Here is a short list (I'm leaving out a lot) of professional organizations and links - some right here in our state, some national, some international - all excellent sources of professional development in many forms.
Association of Supervision and Curriculum Development - ASCD
Alaska ASCD (the state affiliate)
Phi Delta Kappan - PDK
Alaska Math Consortium
Alaska Science Consortium
Alaska Statewide Writing Consortium
Alaska State Literacy Association
National Council of Teachers of English - NCTE
International Reading Association - IRA
National Council of Teachers of Mathematics - NCTM
National Science Teachers Association - NSTA
National Council for the Social Studies
Alaska Staff Development Network - ASDN
Alaska Society for Technology in Education - ASTE
Again, this list is SHORT - my apologies for not including more, but I could literally spend hours listing the possible educational organizations to which a teacher can belong and/or seek professional development opportunities.

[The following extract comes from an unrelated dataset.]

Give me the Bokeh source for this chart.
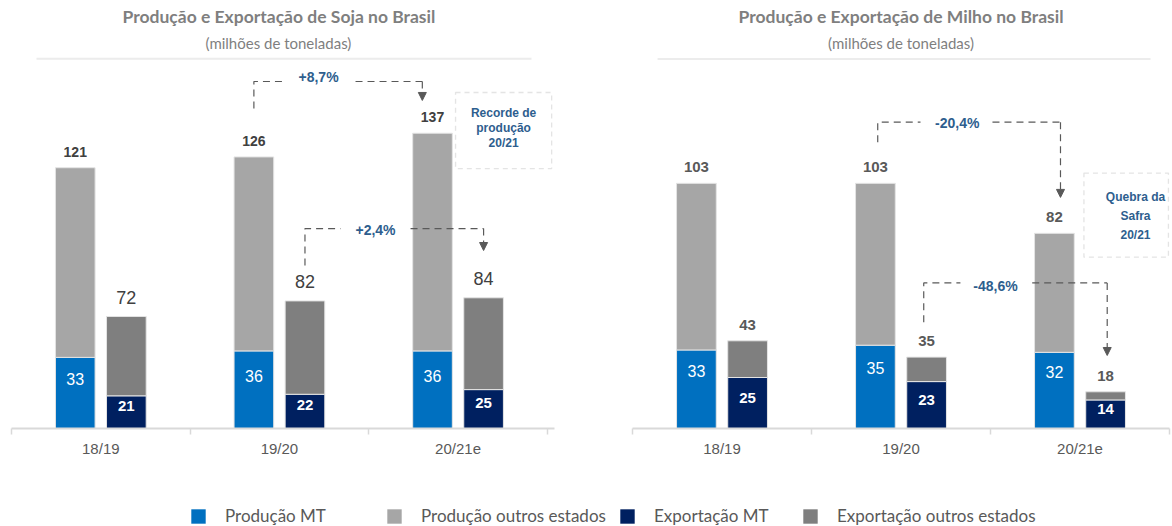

Although you may not be aware of it, many of your colleagues probably have some association with these organizations or others, and have taken advantage of their professional development opportunities. This is a potentially great database of information for teachers to share with each other!
Another great source of information for professional development is professional publications - many of the above associations also publish their own materials and distribute them to members, but there are plenty of other educational publications you can subscribe to in print form or online (usually free). Again, probably more of your colleagues than you might guess probably subscribe to a few - ask!
There really is no shortage of resources if you really want good professional development - it may not come in the package you prefer, and may not be delivered to you unasked for with a ribbon on it, but you have to ask yourself what it is you really want, and then go get it.